All media is time-based; A piece of fruit can be turned or wrung; an event erupted;
an evening slowed. In every case, a river runs.

Baldwin Lew, an artist who wonders if he’s missing his collective, elevates and
underscores our relations. His is the happy chaos of making things happen from the things to hand. At turns host, guest, and irreverent spectator, he offers a radical hospitality that helps us to mean. With the crack of a bottle against the bow of a boat, time is launched and stretched out, and we are seated, invited to make an occurrence, take a story for telling.

Peripatetic, opulent, but also pastoral, Baldwin Lew channels Dan Graham’s
pronouncemen that all artists “dream of doing something that’s more social, more collaborative, and more real than art.” But within this practice, which often positions agrarian means within an artworld setting, Dean also works to unsettle the structural and social dynamics of a community that privileges its exclusion, its difference.
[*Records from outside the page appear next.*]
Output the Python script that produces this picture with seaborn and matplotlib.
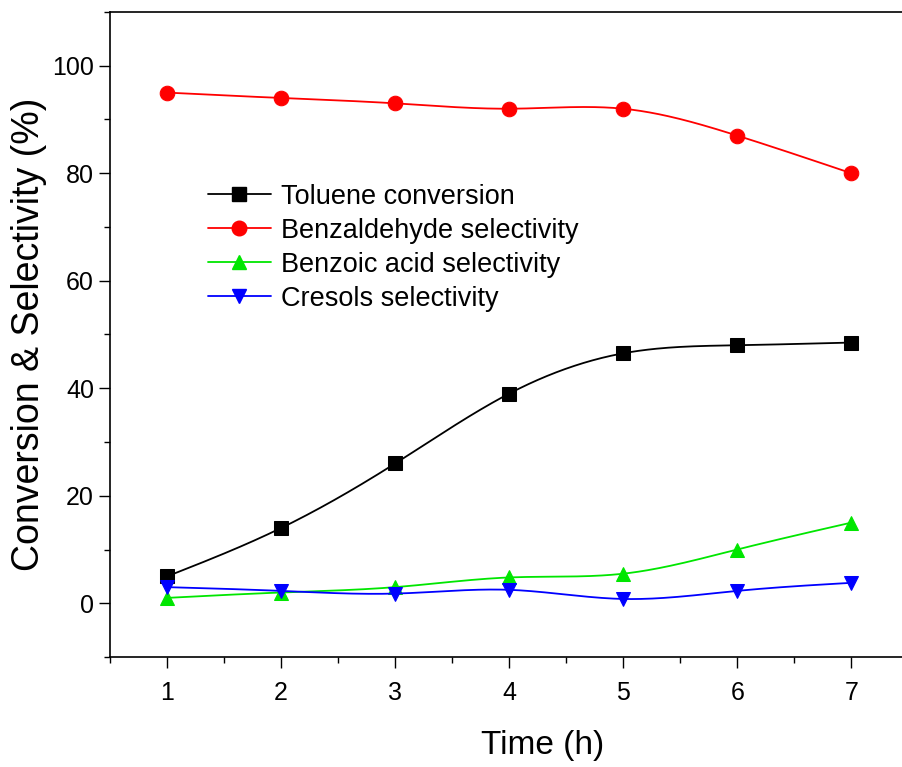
import numpy as np
import pandas as pd
import seaborn as sns
import matplotlib.pyplot as plt
from matplotlib.lines import Line2D
from matplotlib.ticker import MultipleLocator

# Data
time_h = [1, 2, 3, 4, 5, 6, 7]
toluene_conv = [5.0, 14.0, 26.0, 39.0, 46.5, 48.0, 48.5]
benzaldehyde_sel = [95.0, 94.0, 93.0, 92.0, 92.0, 87.0, 80.0]
benzoic_sel = [1.0, 2.0, 3.0, 4.8, 5.5, 10.0, 15.0]
cresols_sel = [3.0, 2.3, 1.8, 2.5, 0.8, 2.3, 3.8]

labels = ['Toluene conversion', 'Benzaldehyde selectivity',
          'Benzoic acid selectivity', 'Cresols selectivity']
series = [toluene_conv, benzaldehyde_sel, benzoic_sel, cresols_sel]
colors = ['#000000', '#FF0000', '#00E600', '#0000FF']
markers = ['s', 'o', '^', 'v']


def spline_curve(x, y, n=300):
    # natural cubic spline through the points, only used to draw the connecting line
    x = np.asarray(x, float)
    y = np.asarray(y, float)
    k = len(x)
    h = np.diff(x)
    A = np.zeros((k, k))
    b = np.zeros(k)
    A[0, 0] = A[-1, -1] = 1
    for i in range(1, k - 1):
        A[i, i - 1] = h[i - 1]
        A[i, i] = 2 * (h[i - 1] + h[i])
        A[i, i + 1] = h[i]
        b[i] = 6 * ((y[i + 1] - y[i]) / h[i] - (y[i] - y[i - 1]) / h[i - 1])
    m = np.linalg.solve(A, b)
    xs = np.linspace(x[0], x[-1], n)
    idx = np.clip(np.searchsorted(x, xs) - 1, 0, k - 2)
    x0, x1 = x[idx], x[idx + 1]
    hh = x1 - x0
    t0 = x1 - xs
    t1 = xs - x0
    ys = (m[idx] * t0 ** 3 + m[idx + 1] * t1 ** 3) / (6 * hh) \
        + (y[idx] / hh - m[idx] * hh / 6) * t0 \
        + (y[idx + 1] / hh - m[idx + 1] * hh / 6) * t1
    return xs, ys


sns.set_style('ticks')
plt.rcParams['font.family'] = ['Liberation Sans', 'DejaVu Sans']
plt.rcParams['text.color'] = 'black'
plt.rcParams['axes.labelcolor'] = 'black'
plt.rcParams['xtick.color'] = 'black'
plt.rcParams['ytick.color'] = 'black'

fig = plt.figure(figsize=(9.02, 7.67), dpi=100)
ax = fig.add_axes([0.122, 0.1434, 0.885, 0.841])

for lab, vals, col, mk in zip(labels, series, colors, markers):
    xs, ys = spline_curve(time_h, vals)
    sns.lineplot(x=xs, y=ys, ax=ax, color=col, linewidth=1.3, sort=False)
    sns.lineplot(x=time_h, y=vals, ax=ax, color=col, marker=mk, markersize=10.5,
                 markeredgecolor=col, linestyle='none', sort=False)

ax.set_xlim(0.5, 7.5)
ax.set_ylim(-10, 110)
ax.xaxis.set_major_locator(MultipleLocator(1))
ax.xaxis.set_minor_locator(MultipleLocator(0.5))
ax.yaxis.set_major_locator(MultipleLocator(20))
ax.yaxis.set_minor_locator(MultipleLocator(10))
ax.set_yticks([0, 20, 40, 60, 80, 100])
ax.set_xticks([1, 2, 3, 4, 5, 6, 7])

ax.tick_params(axis='both', which='major', direction='out', length=8, width=1,
               labelsize=18, color='black', labelcolor='black')
ax.tick_params(axis='x', which='major', pad=9)
ax.tick_params(axis='both', which='minor', direction='out', length=4.5, width=1,
               color='black')
ax.tick_params(top=False, right=False, which='both')

for sp in ax.spines.values():
    sp.set_linewidth(1.2)
    sp.set_color('black')

ax.set_xlabel('Time (h)', fontsize=24, labelpad=14)
ax.xaxis.set_label_coords(0.5425, -0.113)
ax.set_ylabel('Conversion & Selectivity (%)', fontsize=27, labelpad=4)

handles = [Line2D([0], [0], color=c, marker=m, markersize=10.5, linewidth=1.3,
                  markeredgecolor=c) for c, m in zip(colors, markers)]
ax.legend(handles, labels, loc='upper left', bbox_to_anchor=(0.123, 0.734),
          frameon=False, fontsize=19.5, handlelength=2.3, handletextpad=0.37,
          labelspacing=0.3, borderpad=0, borderaxespad=0)

fig.savefig('out.png', dpi=100)
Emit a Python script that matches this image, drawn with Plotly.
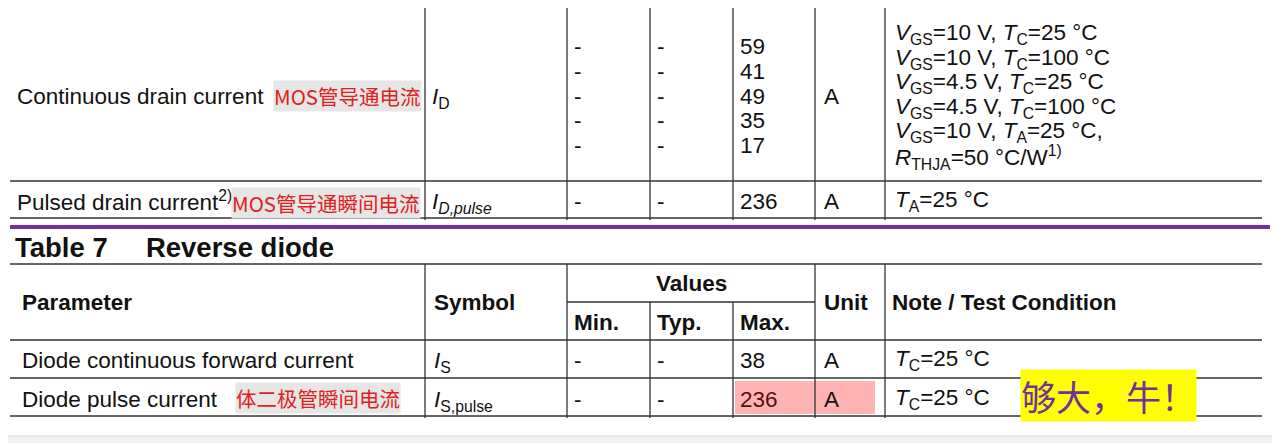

He trades the expected lobster for an invasive crawfish, in River Restaurant; he landlocks a yacht – for the benefit of
those without yachts – in Queen West Yacht Club; he fashions Chalet from a
museums previous installation refuse. For the transient Bar Piano, made from a throw-away baby grand, and disembowelled of its harp and strings before being limned with liquor, Dean
passes the bartender’s shoulder cloth to friends and visitors, removing himself from its service so others might navigate their newfound work. Applying a palette of aristocracy, Baldwin Lew sneaks us in and then hoists us up, so that we might enjoy the view.

Dean Baldwin Lew (b. 1973) gambols across installation, performance, and photographic media. Toronto-born and Montreal-based, he iterates on themes of hospitality, conviviality, performative still-life, and the structural discrepancies around which we pivot. He has exhibited in Rome, Tasmania, London, Mumbai, New York City, Los Angeles,
Quebec City, and Winnipeg, among others.